If your withdrawal fee is more than 10% of your winnings, consider holding until you accumulate more — or ask the casino if they support a cheaper network. For more on managing multi-currency balances, see our Multi-Currency Bankroll Volatility Calculator.
The Stablecoin Strategy
Many experienced crypto gamblers use a middle path: instead of selling to fiat or holding a volatile coin, they convert winnings to a stablecoin (USDT, USDC, or DAI) immediately after a big win.
This approach has three advantages. First, it locks in the dollar value of your profit without triggering a fiat withdrawal (and its associated fees). Second, it keeps your funds on the platform or in a crypto wallet, ready for your next session. Third, in some jurisdictions, converting between crypto assets may have different tax treatment than selling to fiat — though you should verify this with a tax professional.
The calculator accounts for this: if you select “USDT/USDC” as your coin, it assumes your profit is already locked and recommends immediate withdrawal.
When to Sell vs. Hold — Real Scenarios
Scenario 1: Small win in ETH ($75 profit)
You won $75 in ETH. Withdrawal fee is $8 (Ethereum gas). If you sell now, you net $67. If ETH drops 4% overnight, your $75 becomes $72 — and after the same fee, you net $64. If ETH pumps 4%, you get $78 minus $8 = $70. In this case, the expected gain from holding ($3) barely covers the fee risk. The calculator would recommend Sell Now.
Scenario 2: Large win in BTC ($2,000 profit)
You won $2,000 in BTC. Withdrawal fee is $5 (BTC network). The fee is only 0.25% — negligible. BTC’s 24-hour volatility of ±3% means your profit could swing between $1,880 and $2,060. If you believe the market is slightly bullish (+2% expected), the risk-adjusted gain is positive. With moderate risk tolerance, the calculator might recommend Hold or Partial Sell.

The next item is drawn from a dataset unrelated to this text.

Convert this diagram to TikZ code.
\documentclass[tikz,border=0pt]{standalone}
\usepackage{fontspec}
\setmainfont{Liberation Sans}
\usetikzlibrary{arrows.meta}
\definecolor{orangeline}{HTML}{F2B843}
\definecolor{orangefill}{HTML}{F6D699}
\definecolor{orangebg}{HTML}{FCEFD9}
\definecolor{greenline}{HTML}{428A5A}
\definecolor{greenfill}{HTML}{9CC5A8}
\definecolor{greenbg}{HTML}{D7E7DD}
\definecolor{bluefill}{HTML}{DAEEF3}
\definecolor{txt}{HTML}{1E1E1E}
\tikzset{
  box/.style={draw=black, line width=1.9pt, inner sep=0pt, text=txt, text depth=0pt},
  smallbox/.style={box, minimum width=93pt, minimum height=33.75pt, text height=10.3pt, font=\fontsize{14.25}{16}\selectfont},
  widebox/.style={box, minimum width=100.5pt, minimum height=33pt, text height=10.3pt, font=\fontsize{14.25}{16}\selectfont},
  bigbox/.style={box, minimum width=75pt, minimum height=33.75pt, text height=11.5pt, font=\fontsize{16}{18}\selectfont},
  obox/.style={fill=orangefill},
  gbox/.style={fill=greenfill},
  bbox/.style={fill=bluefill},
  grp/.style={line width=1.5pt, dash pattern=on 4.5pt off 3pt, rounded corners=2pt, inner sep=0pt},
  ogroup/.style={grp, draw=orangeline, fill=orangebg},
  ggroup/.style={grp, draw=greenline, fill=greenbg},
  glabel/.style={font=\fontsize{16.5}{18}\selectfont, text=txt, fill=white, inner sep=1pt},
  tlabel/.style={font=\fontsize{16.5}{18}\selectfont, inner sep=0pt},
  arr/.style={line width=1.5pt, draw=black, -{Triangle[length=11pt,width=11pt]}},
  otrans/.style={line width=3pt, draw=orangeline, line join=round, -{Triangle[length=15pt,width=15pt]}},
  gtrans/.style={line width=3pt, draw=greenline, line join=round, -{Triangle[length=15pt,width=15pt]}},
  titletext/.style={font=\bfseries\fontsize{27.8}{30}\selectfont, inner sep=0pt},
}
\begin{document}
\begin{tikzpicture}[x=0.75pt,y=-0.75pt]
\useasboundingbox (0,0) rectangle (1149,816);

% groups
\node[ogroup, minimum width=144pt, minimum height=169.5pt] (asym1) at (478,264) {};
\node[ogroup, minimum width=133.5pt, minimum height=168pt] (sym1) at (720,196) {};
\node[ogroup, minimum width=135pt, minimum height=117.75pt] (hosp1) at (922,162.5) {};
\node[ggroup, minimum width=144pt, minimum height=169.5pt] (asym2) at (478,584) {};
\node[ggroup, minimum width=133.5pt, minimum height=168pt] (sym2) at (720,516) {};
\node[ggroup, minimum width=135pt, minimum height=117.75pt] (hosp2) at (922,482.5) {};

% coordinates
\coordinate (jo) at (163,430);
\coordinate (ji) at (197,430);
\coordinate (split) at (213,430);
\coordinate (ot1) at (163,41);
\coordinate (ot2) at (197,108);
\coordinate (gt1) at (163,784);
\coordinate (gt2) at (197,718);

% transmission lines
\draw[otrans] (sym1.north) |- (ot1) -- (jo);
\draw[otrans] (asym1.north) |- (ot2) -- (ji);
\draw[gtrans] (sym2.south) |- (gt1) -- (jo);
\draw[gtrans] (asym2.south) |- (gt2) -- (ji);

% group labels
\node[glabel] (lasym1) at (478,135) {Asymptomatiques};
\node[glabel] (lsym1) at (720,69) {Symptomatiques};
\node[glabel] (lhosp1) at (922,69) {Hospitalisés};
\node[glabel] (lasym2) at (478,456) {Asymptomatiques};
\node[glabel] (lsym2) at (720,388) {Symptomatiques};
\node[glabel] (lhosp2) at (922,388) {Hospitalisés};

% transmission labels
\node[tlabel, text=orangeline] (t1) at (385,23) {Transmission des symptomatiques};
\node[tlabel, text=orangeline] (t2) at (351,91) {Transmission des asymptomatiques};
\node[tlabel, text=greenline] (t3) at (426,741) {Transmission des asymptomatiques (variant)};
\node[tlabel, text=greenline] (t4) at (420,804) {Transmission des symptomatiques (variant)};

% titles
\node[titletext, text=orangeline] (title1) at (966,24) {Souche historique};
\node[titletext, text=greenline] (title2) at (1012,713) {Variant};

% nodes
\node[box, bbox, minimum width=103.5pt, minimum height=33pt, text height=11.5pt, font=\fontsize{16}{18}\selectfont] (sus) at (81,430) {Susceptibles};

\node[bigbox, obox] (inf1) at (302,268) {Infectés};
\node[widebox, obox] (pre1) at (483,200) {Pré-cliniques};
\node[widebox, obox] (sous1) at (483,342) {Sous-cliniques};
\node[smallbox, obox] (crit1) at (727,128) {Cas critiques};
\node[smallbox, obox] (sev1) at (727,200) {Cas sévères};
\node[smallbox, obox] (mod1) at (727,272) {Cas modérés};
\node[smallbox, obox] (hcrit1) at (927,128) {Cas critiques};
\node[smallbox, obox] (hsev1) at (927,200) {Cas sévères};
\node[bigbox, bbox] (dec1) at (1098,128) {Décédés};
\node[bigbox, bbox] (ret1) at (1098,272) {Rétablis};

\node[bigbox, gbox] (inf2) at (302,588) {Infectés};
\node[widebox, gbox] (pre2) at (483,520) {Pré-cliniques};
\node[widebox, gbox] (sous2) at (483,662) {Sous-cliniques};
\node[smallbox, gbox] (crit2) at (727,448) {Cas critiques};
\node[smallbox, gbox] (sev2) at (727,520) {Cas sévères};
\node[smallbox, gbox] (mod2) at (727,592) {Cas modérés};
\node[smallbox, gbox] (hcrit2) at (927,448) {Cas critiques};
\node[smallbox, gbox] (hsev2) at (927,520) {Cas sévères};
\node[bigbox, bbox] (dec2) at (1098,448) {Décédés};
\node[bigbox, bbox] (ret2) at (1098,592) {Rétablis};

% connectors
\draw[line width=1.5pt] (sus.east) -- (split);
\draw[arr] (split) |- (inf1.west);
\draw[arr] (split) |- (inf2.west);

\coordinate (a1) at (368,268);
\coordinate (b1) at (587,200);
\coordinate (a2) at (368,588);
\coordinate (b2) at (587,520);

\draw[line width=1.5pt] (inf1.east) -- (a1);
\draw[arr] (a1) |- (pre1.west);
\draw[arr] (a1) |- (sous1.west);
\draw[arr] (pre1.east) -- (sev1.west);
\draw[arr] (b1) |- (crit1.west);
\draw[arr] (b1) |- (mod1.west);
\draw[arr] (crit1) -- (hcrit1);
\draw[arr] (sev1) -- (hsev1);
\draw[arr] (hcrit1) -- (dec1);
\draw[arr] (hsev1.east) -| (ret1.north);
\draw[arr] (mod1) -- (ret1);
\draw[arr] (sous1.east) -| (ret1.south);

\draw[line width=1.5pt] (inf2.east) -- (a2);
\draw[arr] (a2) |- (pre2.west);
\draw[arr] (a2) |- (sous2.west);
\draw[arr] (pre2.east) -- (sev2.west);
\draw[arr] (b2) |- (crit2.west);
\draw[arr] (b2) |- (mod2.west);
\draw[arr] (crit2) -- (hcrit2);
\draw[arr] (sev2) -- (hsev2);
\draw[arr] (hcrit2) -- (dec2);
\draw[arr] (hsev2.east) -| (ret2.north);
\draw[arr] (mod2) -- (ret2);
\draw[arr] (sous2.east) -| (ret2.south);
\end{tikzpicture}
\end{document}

Scenario 3: Win in DOGE ($500 profit)
DOGE has ±7% daily volatility — extremely high. A 2-sigma overnight move could cost you $70 (14% of your profit). Unless you have a strong conviction about a specific catalyst (Elon tweet, listing news), the downside risk overwhelms any expected gain. The calculator would recommend Sell Now for most risk profiles.
Common Mistakes When Cashing Out Crypto Winnings
Treating winnings as a trading position. Gambling winnings are income — money you earned. If you hold them, you are making a separate investment decision. If the market crashes, you lose the reward for your gaming skill. It is smarter to separate your “gambling bankroll” from your “investment portfolio.” For tools to manage this, see our Multi-Site Bankroll Manager.

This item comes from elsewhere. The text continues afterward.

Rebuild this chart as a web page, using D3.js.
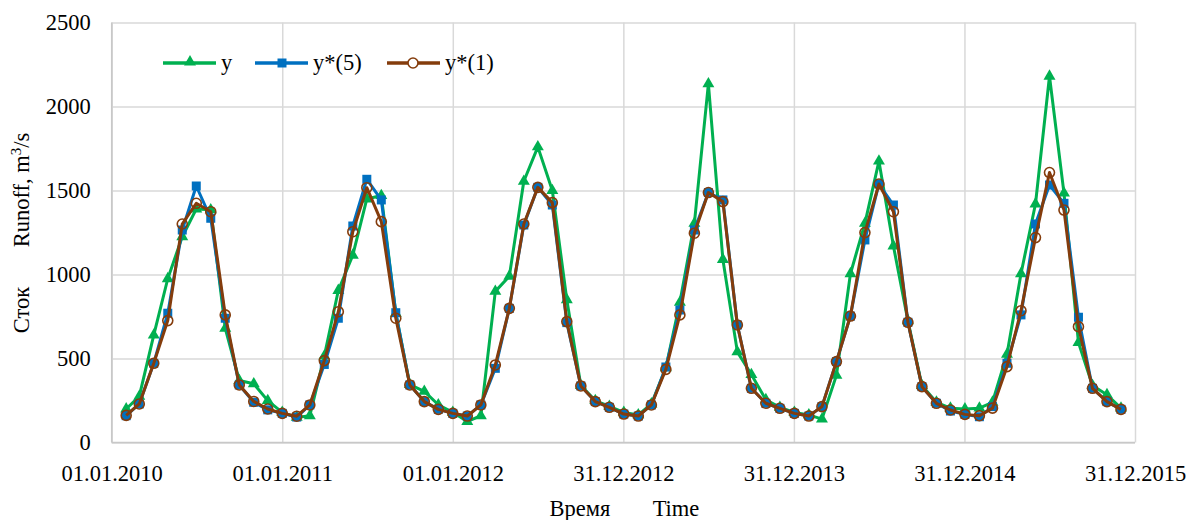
<!DOCTYPE html>
<html>
<head>
<meta charset="utf-8">
<script src="https://cdn.jsdelivr.net/npm/d3@7"></script>
<style>
  html, body { margin: 0; padding: 0; background: #fff; }
  svg { display: block; }
  svg text { font-family: "Liberation Serif", "Times New Roman", Tinos, "DejaVu Serif", serif !important; fill: #000; }
</style>
</head>
<body>
<svg id="chart" width="1190" height="520"></svg>
<script>
// ---- Data ----
const months = [
  "2010-02","2010-03","2010-04","2010-05","2010-06","2010-07","2010-08","2010-09","2010-10","2010-11","2010-12","2011-01",
  "2011-02","2011-03","2011-04","2011-05","2011-06","2011-07","2011-08","2011-09","2011-10","2011-11","2011-12","2012-01",
  "2012-02","2012-03","2012-04","2012-05","2012-06","2012-07","2012-08","2012-09","2012-10","2012-11","2012-12","2013-01",
  "2013-02","2013-03","2013-04","2013-05","2013-06","2013-07","2013-08","2013-09","2013-10","2013-11","2013-12","2014-01",
  "2014-02","2014-03","2014-04","2014-05","2014-06","2014-07","2014-08","2014-09","2014-10","2014-11","2014-12","2015-01",
  "2015-02","2015-03","2015-04","2015-05","2015-06","2015-07","2015-08","2015-09","2015-10","2015-11","2015-12"
];
const yObserved = [
  200, 275, 640, 975, 1225, 1390, 1385, 680, 370, 350, 250, 180,
  150, 160, 515, 905, 1115, 1450, 1470, 770, 345, 305, 225, 180,
  125, 160, 900, 990, 1555, 1760, 1500, 850, 340, 250, 215, 180,
  165, 230, 445, 835, 1305, 2135, 1090, 540, 405, 255, 210, 180,
  165, 140, 400, 1005, 1305, 1675, 1170, 725, 340, 240, 205, 200,
  205, 240, 525, 1005, 1420, 2180, 1485, 595, 340, 285, 205
];
const yModel5 = [
  160, 230, 472, 770, 1265, 1527, 1335, 740, 343, 240, 195, 174,
  152, 224, 465, 740, 1289, 1567, 1444, 773, 343, 244, 198, 174,
  158, 224, 442, 799, 1295, 1519, 1414, 714, 337, 244, 210, 170,
  158, 224, 450, 789, 1265, 1488, 1444, 700, 323, 234, 204, 174,
  158, 214, 482, 753, 1206, 1539, 1414, 716, 333, 234, 188, 168,
  154, 214, 472, 760, 1301, 1533, 1424, 746, 323, 244, 198
];
const yModel1 = [
  162, 230, 472, 726, 1301, 1424, 1374, 760, 343, 245, 200, 174,
  157, 224, 488, 779, 1255, 1517, 1315, 740, 343, 244, 198, 174,
  158, 224, 462, 799, 1301, 1519, 1428, 720, 337, 244, 210, 170,
  158, 224, 436, 760, 1246, 1488, 1434, 700, 323, 234, 204, 174,
  158, 214, 482, 753, 1250, 1539, 1374, 716, 333, 234, 194, 168,
  160, 205, 452, 785, 1220, 1607, 1384, 690, 323, 244, 198
];
const xTickDates = ["2010-01-01","2011-01-01","2012-01-01","2012-12-31","2013-12-31","2014-12-31","2015-12-31"];
const xTickLabels = ["01.01.2010","01.01.2011","01.01.2012","31.12.2012","31.12.2013","31.12.2014","31.12.2015"];
const yTicks = [0, 500, 1000, 1500, 2000, 2500];
const seriesNames = ["y", "y*(5)", "y*(1)"];

// ---- Layout ----
const svg = d3.select("#chart");
const L = 111.7, R = 1135, T = 22.5, B = 442.6;
const parseDay = d3.timeParse("%Y-%m-%d");
const parseMonth = d3.timeParse("%Y-%m");
const dates = months.map(parseMonth);
const tickDates = xTickDates.map(parseDay);

const x = d3.scaleTime().domain([tickDates[0], tickDates[tickDates.length - 1]]).range([L, R]);
const y = d3.scaleLinear().domain([0, 2500]).range([B, T]);

const FS = 22.5;
const FONT = '"Liberation Serif", "Times New Roman", Tinos, "DejaVu Serif", serif';

// gridlines
const gy = svg.append("g").attr("transform", `translate(${L},0)`)
  .call(d3.axisLeft(y).tickValues(yTicks).tickSize(-(R - L)).tickFormat(""));
gy.select(".domain").remove();
gy.selectAll("line").attr("stroke", "#d9d9d9").attr("stroke-width", 1.5);

const gx = svg.append("g").attr("transform", `translate(0,${B})`)
  .call(d3.axisBottom(x).tickValues(tickDates).tickSize(-(B - T)).tickFormat(""));
gx.select(".domain").remove();
gx.selectAll("line").attr("stroke", "#d9d9d9").attr("stroke-width", 1.5);

// axis lines
svg.append("line").attr("x1", L).attr("x2", L).attr("y1", T).attr("y2", B)
  .attr("stroke", "#c8c8c8").attr("stroke-width", 1.5);
svg.append("line").attr("x1", L).attr("x2", R).attr("y1", B).attr("y2", B)
  .attr("stroke", "#c8c8c8").attr("stroke-width", 1.5);

// y tick labels
const ya = svg.append("g").attr("transform", `translate(${L},0)`)
  .call(d3.axisLeft(y).tickValues(yTicks).tickSize(0).tickPadding(21).tickFormat(d3.format("d")));
ya.select(".domain").remove();
ya.attr("font-family", FONT);
ya.selectAll("text").attr("font-size", FS).style("font-family", FONT).attr("fill", "#000");

// x tick labels
const xa = svg.append("g").attr("transform", `translate(0,${B})`)
  .call(d3.axisBottom(x).tickValues(tickDates).tickSize(0).tickPadding(22)
    .tickFormat((d, i) => xTickLabels[i]));
xa.select(".domain").remove();
xa.attr("font-family", FONT);
xa.selectAll("text").attr("font-size", FS).style("font-family", FONT).attr("fill", "#000");

// axis titles
svg.append("text")
  .attr("x", 580).attr("y", 516)
  .attr("text-anchor", "middle").attr("font-size", FS)
  .style("font-family", FONT)
  .text("Время");
svg.append("text")
  .attr("x", 676).attr("y", 516)
  .attr("text-anchor", "middle").attr("font-size", FS)
  .style("font-family", FONT)
  .text("Time");

svg.append("text")
  .attr("transform", `translate(29,310) rotate(-90)`)
  .attr("text-anchor", "middle").attr("font-size", FS)
  .style("font-family", FONT)
  .text("Сток");
const yt = svg.append("text")
  .attr("transform", `translate(29,190) rotate(-90)`)
  .attr("text-anchor", "middle").attr("font-size", FS)
  .style("font-family", FONT);
yt.append("tspan").text("Runoff, m");
yt.append("tspan").attr("dy", -8).attr("font-size", 15).text("3");
yt.append("tspan").attr("dy", 8).text("/s");

// ---- Series ----
const colors = ["#00B050", "#0070C0", "#843C0C"];
const seriesData = [yObserved, yModel5, yModel1];
const line = d3.line().x((d, i) => x(dates[i])).y(d => y(d));

const tri = d3.symbol().type(d3.symbolTriangle).size(62);
const sq = d3.symbol().type(d3.symbolSquare).size(81);

seriesData.forEach((vals, si) => {
  const g = svg.append("g");
  g.append("path").datum(vals).attr("d", line)
    .attr("fill", "none").attr("stroke", colors[si]).attr("stroke-width", 3)
    .attr("stroke-linejoin", "round");
  if (si === 0) {
    g.selectAll("path.m").data(vals).enter().append("path").attr("class", "m")
      .attr("d", tri).attr("transform", (d, i) => `translate(${x(dates[i])},${y(d)})`)
      .attr("fill", colors[si]);
  } else if (si === 1) {
    g.selectAll("path.m").data(vals).enter().append("path").attr("class", "m")
      .attr("d", sq).attr("transform", (d, i) => `translate(${x(dates[i])},${y(d)})`)
      .attr("fill", colors[si]);
  } else {
    g.selectAll("circle").data(vals).enter().append("circle")
      .attr("cx", (d, i) => x(dates[i])).attr("cy", d => y(d)).attr("r", 5)
      .attr("fill", "none").attr("stroke", colors[si]).attr("stroke-width", 1.6);
  }
});

// ---- Legend ----
const legendX = [163, 255, 387];
const legY = 63;
seriesNames.forEach((name, i) => {
  const g = svg.append("g").attr("transform", `translate(${legendX[i]},${legY})`);
  g.append("line").attr("x1", 0).attr("x2", 53).attr("y1", 0).attr("y2", 0)
    .attr("stroke", colors[i]).attr("stroke-width", 3.5);
  if (i === 0) {
    g.append("path").attr("d", tri).attr("transform", "translate(27,-1)").attr("fill", colors[i]);
  } else if (i === 1) {
    g.append("path").attr("d", sq).attr("transform", "translate(27,0)").attr("fill", colors[i]);
  } else {
    g.append("circle").attr("cx", 26).attr("cy", 0).attr("r", 5)
      .attr("fill", "#fff").attr("stroke", colors[i]).attr("stroke-width", 1.6);
  }
  g.append("text").attr("x", 58).attr("y", 7).attr("font-size", FS).style("font-family", FONT).text(name);
});
</script>
</body>
</html>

Ignoring gas fees on small amounts. A $15 gas fee on a $100 win means you need a 15% price increase just to break even on holding. That is an unrealistic expectation for most 24-hour periods.

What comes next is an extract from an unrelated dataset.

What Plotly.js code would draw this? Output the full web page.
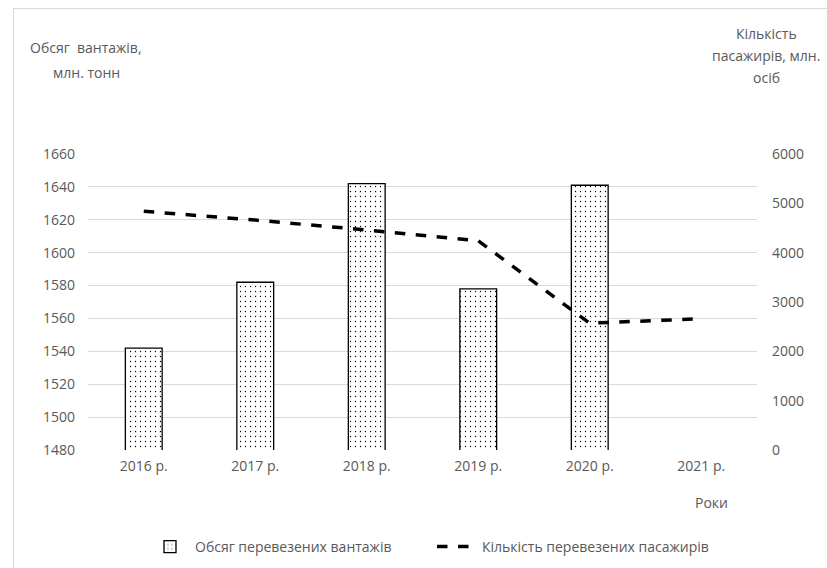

Emotional holding after a big win. The dopamine from a big win creates an “invincibility bias” — a feeling that the streak will continue. This is gambler’s fallacy applied to market timing. The coin does not know you just had a winning session.
Not considering tax timing. In most jurisdictions, crypto gambling winnings are taxable at the time of receipt. If you hold and the price drops, you still owe tax on the original value. Selling immediately simplifies your tax position.